Principal photography began on 1 September 2010 at 3 Mills Studios, London and filming lasted for four weeks on location in London, England. Plan B has named the 1996 film Pusher directed by Nicolas Winding Refn as a major influence on Ill Manors, as well as directors Shane Meadows and Quentin Tarantino. During production of the film, it was reported that the cast and crew ran into trouble with youths in Forest Gate, London and production was interrupted while a laptop containing the film's dailies had to be recovered after being stolen by a drug addict. Drew claimed that he faced prejudice from some crew members while on set; however, he also noted that "there was some people that really believed in my vision and gave me all the support I needed."

Editing of the film began in December 2010, but post-production of the film was delayed due to Plan B performing on The Defamation of Strickland Banks Tour during 2010 and 2011. To raise funds for the completion of the film's post-production, the distribution rights to Ill Manors were sold to Revolver Entertainment in April 2011 and Plan B delayed the release date of his planned third studio album The Ballad of Belmarsh until after Ill Manors was released.

==Release==
The trailer for Ill Manors was first aired on The Guardian's website on 3 May 2012, while the first film poster was first unveiled by Empire magazine's website on 8 May 2012. Digital Spy also unveiled two further promotional posters on 18 May and 7 June 2012. The premiere took place on 30 May 2012 at the Empire cinema in Leicester Square, London. This screening was also attended by several British recording artists such as Alesha Dixon, Alexandra Burke, Professor Green, Tinie Tempah, Wretch 32, Example and Ed Sheeran.

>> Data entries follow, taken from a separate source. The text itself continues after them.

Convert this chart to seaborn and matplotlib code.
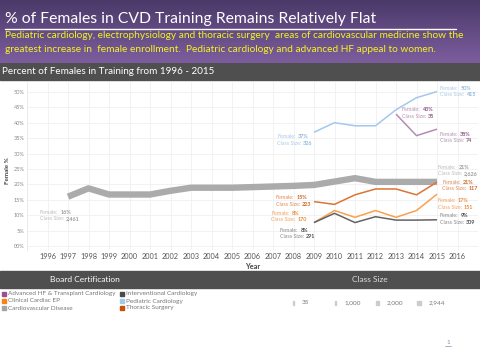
import numpy as np
import pandas as pd
import seaborn as sns
import matplotlib.pyplot as plt
from matplotlib.colors import LinearSegmentedColormap
from matplotlib.patches import Rectangle
from matplotlib.lines import Line2D

# ---- data ----
cert_names = ["Advanced HF & Transplant Cardiology", "Clinical Cardiac EP", "Cardiovascular Disease",
              "Interventional Cardiology", "Pediatric Cardiology", "Thoracic Surgery"]

cvd_years = list(range(1997, 2016))
cvd_pct = [16.0, 18.7, 16.7, 16.7, 16.7, 17.9, 18.9, 18.9, 18.9, 19.1, 19.3, 19.5, 19.8, 20.9, 22.0, 20.8, 20.8, 20.8, 20.8]

sub_years = list(range(2009, 2016))
peds_pct = [36.9, 40.0, 39.0, 39.0, 44.2, 48.1, 50.1]
thor_pct = [14.4, 13.5, 16.6, 18.5, 18.5, 16.6, 20.7]
ep_pct = [7.6, 11.5, 9.3, 11.5, 9.3, 11.5, 16.8]
intv_pct = [7.6, 10.6, 7.6, 9.5, 8.4, 8.4, 8.5]

hf_years = [2013, 2014, 2015]
hf_pct = [42.8, 35.8, 37.9]

# first / last labels: (female %, class size)
start_labels = {"Cardiovascular Disease": ("16%", "2,461"), "Pediatric Cardiology": ("37%", "326"),
                "Advanced HF & Transplant Cardiology": ("43%", "35"), "Thoracic Surgery": ("15%", "223"),
                "Clinical Cardiac EP": ("8%", "170"), "Interventional Cardiology": ("8%", "291")}
end_labels = {"Cardiovascular Disease": ("21%", "2,626"), "Pediatric Cardiology": ("50%", "415"),
              "Advanced HF & Transplant Cardiology": ("38%", "74"), "Thoracic Surgery": ("21%", "117"),
              "Clinical Cardiac EP": ("17%", "151"), "Interventional Cardiology": ("9%", "309")}

size_legend = ["35", "1,000", "2,000", "2,944"]

rows = []
for yr, v in zip(cvd_years, cvd_pct):
    rows.append((yr, v, "Cardiovascular Disease"))
for name, vals in [("Pediatric Cardiology", peds_pct), ("Thoracic Surgery", thor_pct),
                   ("Clinical Cardiac EP", ep_pct), ("Interventional Cardiology", intv_pct)]:
    for yr, v in zip(sub_years, vals):
        rows.append((yr, v, name))
for yr, v in zip(hf_years, hf_pct):
    rows.append((yr, v, "Advanced HF & Transplant Cardiology"))
df = pd.DataFrame(rows, columns=["Year", "Female %", "Board Certification"])

# ---- styling ----
line_colors = {"Advanced HF & Transplant Cardiology": "#b58cb2", "Clinical Cardiac EP": "#f7a24f",
               "Cardiovascular Disease": "#ababab", "Interventional Cardiology": "#636363",
               "Pediatric Cardiology": "#a3c8ec", "Thoracic Surgery": "#dc7435"}
swatch_colors = {"Advanced HF & Transplant Cardiology": "#9b4f93", "Clinical Cardiac EP": "#ff800e",
                 "Cardiovascular Disease": "#a5a5a5", "Interventional Cardiology": "#4b4b4b",
                 "Pediatric Cardiology": "#a0cbe8", "Thoracic Surgery": "#c84f0c"}
label_colors = {"Advanced HF & Transplant Cardiology": ("#b594b2", "#8f5a8a"),
                "Clinical Cardiac EP": ("#f5a35d", "#ee8a3a"),
                "Cardiovascular Disease": ("#bdbdbd", "#9a9a9a"),
                "Interventional Cardiology": ("#8a8a8a", "#4a4a4a"),
                "Pediatric Cardiology": ("#a9cbea", "#8fb8e0"),
                "Thoracic Surgery": ("#e08a55", "#d0662a")}
line_sizes = {n: 1.1 for n in cert_names}
line_sizes["Cardiovascular Disease"] = 4.6

# label offsets in pixels (left edge, centre of first line) from the data point; +dy = down
start_off = {"Cardiovascular Disease": (-28, 15.5), "Pediatric Cardiology": (-37, 4.5),
             "Advanced HF & Transplant Cardiology": (6, -4.3), "Thoracic Surgery": (-38, -4),
             "Clinical Cardiac EP": (-43, -9.5), "Interventional Cardiology": (-34, 8)}
end_off = {"Cardiovascular Disease": (1, -14.6), "Pediatric Cardiology": (3, -3.4),
           "Advanced HF & Transplant Cardiology": (2.5, 5), "Thoracic Surgery": (5.5, 0),
           "Clinical Cardiac EP": (0.5, 6.7), "Interventional Cardiology": (3, -4)}

sns.set_theme(style="white")
plt.rcParams["font.family"] = ["Lato", "DejaVu Sans"]

W, H = 480, 360
fig = plt.figure(figsize=(4.8, 3.6), dpi=100)


def fx(x):
    return x / W


def fy(y):
    return 1 - y / H


# header with purple gradient
hax = fig.add_axes([0, fy(63), 1, 63 / H])
grad = LinearSegmentedColormap.from_list("hdr", ["#4a3a69", "#7d5d9e"])
hax.imshow(np.linspace(0, 1, 64).reshape(-1, 1), cmap=grad, aspect="auto", extent=[0, 1, 0, 1])
hax.axis("off")
fig.text(fx(5), fy(19), "% of Females in CVD Training Remains Relatively Flat", color="white",
         fontsize=11.3, va="center", ha="left")
fig.add_artist(Line2D([fx(5), fx(456)], [fy(28.5), fy(28.5)], color="white", lw=1))
yel = "#f4f41e"
fig.text(fx(5), fy(36), "Pediatric cardiology, electrophysiology and thoracic surgery  areas of cardiovascular medicine show the",
         color=yel, fontsize=7.3, va="center", ha="left")
fig.text(fx(5), fy(49.5), "greatest increase in  female enrollment.  Pediatric cardiology and advanced HF appeal to women.",
         color=yel, fontsize=7.3, va="center", ha="left")

# dark bars
fig.add_artist(Rectangle((0, fy(80)), 1, 17 / H, transform=fig.transFigure, color="#4f4f4f", zorder=0))
fig.text(fx(2), fy(71.5), "Percent of Females in Training from 1996 - 2015", color="white", fontsize=7.1,
         va="center", ha="left")
fig.add_artist(Rectangle((0, fy(288)), 1, 17 / H, transform=fig.transFigure, color="#4f4f4f", zorder=0))
fig.text(fx(85), fy(280), "Board Certification", color="white", fontsize=6, va="center", ha="center")
fig.text(fx(370), fy(280), "Class Size", color="#dddddd", fontsize=6, va="center", ha="center")

# main chart
ax = fig.add_axes([fx(27), fy(250), fx(478 - 27), (250 - 82) / H])
sns.lineplot(data=df, x="Year", y="Female %", hue="Board Certification", size="Board Certification",
             palette=line_colors, sizes=line_sizes, legend=False, ax=ax, solid_capstyle="butt")
ax.set_xlim(1995, 2017)
ax.set_ylim(-1.3, 53.2)
ax.set_xticks(range(1996, 2017))
ax.set_xticklabels([str(y) for y in range(1996, 2017)], fontsize=5.3, color="#555555")
ax.set_yticks(range(0, 51, 5))
ax.set_yticklabels([f"{v:02d}%" if v == 0 else f"{v}%" for v in range(0, 51, 5)], fontsize=4.0, color="#888888")
ax.tick_params(axis="both", length=0, pad=2)
ax.grid(True, color="#f0f0f0", lw=0.6)
for s in ["top", "right", "bottom"]:
    ax.spines[s].set_visible(False)
ax.spines["left"].set_color("#e6e6e6")
ax.spines["left"].set_linewidth(0.6)
ax.set_xlabel("Year", fontsize=5.3, fontweight="bold", color="#444444")
ax.xaxis.set_label_coords(0.5, -0.08)
ax.set_ylabel("Female %", fontsize=4.5, fontweight="bold", color="#444444")
ax.yaxis.set_label_coords(-0.037, 0.47)


def point_label(name, x, y, vals, off):
    dx, dy = off
    c_txt, c_num = label_colors[name]
    for i, (key, val) in enumerate([("Female:", vals[0]), ("Class Size:", vals[1])]):
        t = ax.annotate(key, (x, y), xytext=(dx, -(dy + i * 6.4)), textcoords="offset pixels",
                        ha="left", va="center", fontsize=3.9, color=c_txt)
        ax.annotate(val, (1, 0.5), xycoords=t, xytext=(2, 0), textcoords="offset pixels",
                    ha="left", va="center", fontsize=3.9, color=c_num, fontweight="bold")


for name, grp in df.groupby("Board Certification"):
    grp = grp.sort_values("Year")
    first, last = grp.iloc[0], grp.iloc[-1]
    point_label(name, first["Year"], first["Female %"], start_labels[name], start_off[name])
    point_label(name, last["Year"], last["Female %"], end_labels[name], end_off[name])

# board certification legend
legend_pos = [(2, 294), (2, 301), (2, 308), (120, 294), (120, 301), (120, 308)]
for name, (lx, ly) in zip(cert_names, legend_pos):
    fig.add_artist(Rectangle((fx(lx), fy(ly + 2)), fx(4), 4 / H, transform=fig.transFigure,
                             color=swatch_colors[name]))
    fig.text(fx(lx + 6), fy(ly), name, fontsize=4.6, color="#777777", va="center", ha="left")

# class size legend
size_pos = [(293, 0.6), (335, 1.4), (376, 2.6), (417, 4)]
for lbl, (sx, sw) in zip(size_legend, size_pos):
    fig.add_artist(Rectangle((fx(sx), fy(304.5)), fx(sw), 4 / H, transform=fig.transFigure, color="#cccccc"))
    fig.text(fx(sx + sw + 8), fy(302.5), lbl, fontsize=4.6, color="#777777", va="center", ha="left")

fig.text(fx(448), fy(343), "1", fontsize=4.5, color="#8090a8", va="center", ha="center")
fig.add_artist(Line2D([fx(445), fx(451)], [fy(346), fy(346)], color="#8090a8", lw=0.5))

fig.savefig("out.png", dpi=100)
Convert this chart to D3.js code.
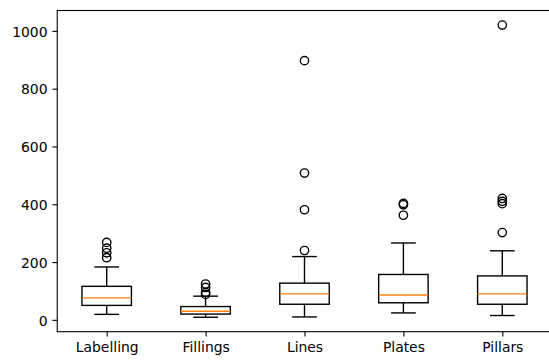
<!DOCTYPE html>
<html><head><meta charset="utf-8">
<script src="https://cdn.jsdelivr.net/npm/d3@7"></script>
<style>html,body{margin:0;padding:0;background:#fff;}svg{display:block;}</style>
</head><body>
<script>
// Box statistics per category
const categories = ["Labelling", "Fillings", "Lines", "Plates", "Pillars"];
const whiskerLow  = [19, 9, 10, 24, 15];
const q1          = [50, 20, 54, 59, 54];
const medians     = [76, 30, 90, 86, 90];
const q3          = [116, 46, 127, 157, 152];
const whiskerHigh = [183, 82, 219, 266, 239];
const outliers = [
  [268, 248, 232, 215],
  [124, 112, 95, 88],
  [897, 508, 381, 240],
  [403, 398, 362],
  [1020, 420, 410, 402, 302]
];
const yTicks = [0, 200, 400, 600, 800, 1000];

const W = 549, H = 360;
const plotL = 57.25, plotR = 551.75, plotT = 10.5, plotB = 331.7;
const fontSize = 13.9, tickLen = 4.86;

const svg = d3.select("body").append("svg").attr("width", W).attr("height", H)
  .style("font-family", "'DejaVu Sans', sans-serif");
svg.append("rect").attr("width", W).attr("height", H).attr("fill", "#fff");

const x = d3.scaleLinear().domain([0.5, 5.5]).range([plotL, plotR]);
const y = d3.scaleLinear().domain([-41, 1070.5]).range([plotB, plotT]);

const data = categories.map((c, i) => ({
  name: c, pos: i + 1, lo: whiskerLow[i], q1: q1[i], med: medians[i],
  q3: q3[i], hi: whiskerHigh[i], fliers: outliers[i]
}));

const g = svg.append("g");
const boxHalf = 0.25, capHalf = 0.125;

const boxes = g.selectAll("g.box").data(data).join("g").attr("class", "box");
// whiskers
boxes.append("line").attr("x1", d => x(d.pos)).attr("x2", d => x(d.pos))
  .attr("y1", d => y(d.q1)).attr("y2", d => y(d.lo)).attr("stroke", "#000").attr("stroke-width", 1.39);
boxes.append("line").attr("x1", d => x(d.pos)).attr("x2", d => x(d.pos))
  .attr("y1", d => y(d.q3)).attr("y2", d => y(d.hi)).attr("stroke", "#000").attr("stroke-width", 1.39);
// caps
boxes.append("line").attr("x1", d => x(d.pos - capHalf)).attr("x2", d => x(d.pos + capHalf))
  .attr("y1", d => y(d.lo)).attr("y2", d => y(d.lo)).attr("stroke", "#000").attr("stroke-width", 1.39);
boxes.append("line").attr("x1", d => x(d.pos - capHalf)).attr("x2", d => x(d.pos + capHalf))
  .attr("y1", d => y(d.hi)).attr("y2", d => y(d.hi)).attr("stroke", "#000").attr("stroke-width", 1.39);
// box
boxes.append("rect").attr("x", d => x(d.pos - boxHalf)).attr("width", d => x(d.pos + boxHalf) - x(d.pos - boxHalf))
  .attr("y", d => y(d.q3)).attr("height", d => y(d.q1) - y(d.q3))
  .attr("fill", "none").attr("stroke", "#000").attr("stroke-width", 1.39);
// median
boxes.append("line").attr("x1", d => x(d.pos - boxHalf)).attr("x2", d => x(d.pos + boxHalf))
  .attr("y1", d => y(d.med)).attr("y2", d => y(d.med)).attr("stroke", "#ff7f0e").attr("stroke-width", 1.39);
// fliers
boxes.selectAll("circle").data(d => d.fliers.map(v => ({pos: d.pos, v}))).join("circle")
  .attr("cx", d => x(d.pos)).attr("cy", d => y(d.v)).attr("r", 4.17)
  .attr("fill", "none").attr("stroke", "#000").attr("stroke-width", 1.39);

// axes
const yAxis = svg.append("g").attr("transform", `translate(${plotL},0)`)
  .call(d3.axisLeft(y).tickValues(yTicks).tickSize(tickLen).tickPadding(4.86).tickFormat(d3.format("d")));
yAxis.select(".domain").remove();
yAxis.selectAll("text").attr("font-size", fontSize).attr("font-family", "'DejaVu Sans', sans-serif")
  .attr("fill", "#000").attr("dy", null).attr("y", 5.2);
yAxis.selectAll("line").attr("stroke", "#000").attr("stroke-width", 1.1);

const xAxis = svg.append("g").attr("transform", `translate(0,${plotB})`)
  .call(d3.axisBottom(x).tickValues(data.map(d => d.pos)).tickSize(tickLen).tickPadding(4.86)
    .tickFormat((d, i) => categories[i]));
xAxis.select(".domain").remove();
xAxis.selectAll("text").attr("font-size", fontSize).attr("font-family", "'DejaVu Sans', sans-serif")
  .attr("fill", "#000").attr("dy", null).attr("y", 20.8);
xAxis.selectAll("line").attr("stroke", "#000").attr("stroke-width", 1.1);

// frame
svg.append("rect").attr("x", plotL).attr("y", plotT).attr("width", plotR - plotL).attr("height", plotB - plotT)
  .attr("fill", "none").attr("stroke", "#000").attr("stroke-width", 1.1);
</script>
</body></html>
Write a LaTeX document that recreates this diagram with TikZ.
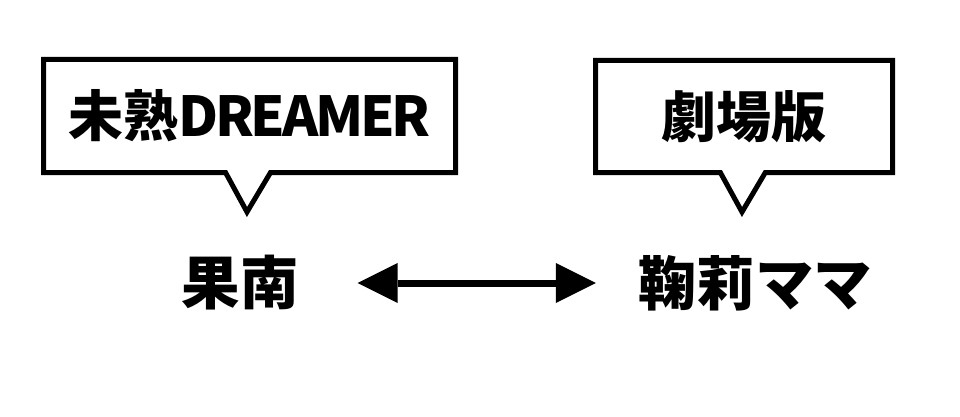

The film was given a wide release to 191 cinemas in both Republic of Ireland and the United Kingdom by Revolver Entertainment on 6 June 2012. Ill Manors was released in the Netherlands on 30 August 2012 by Benelux Film Distributors and was also screened at the Toronto International Film Festival and the Festival do Rio in September 2012. Ill Manors was released on DVD on 8 October 2012, and contains footage that was not broadcast at cinemas.

==Reception==
On its opening weekend, the film placed at number nine at the UK Box Office, with a gross figure of £256,288. Domestically, the film has earned a total gross of £453,570, after eight weeks at the box office. Ill Manors has received largely positive reviews from critics and fans alike, with a current 77% "fresh" rating on Rotten Tomatoes based on thirty-one different reviews.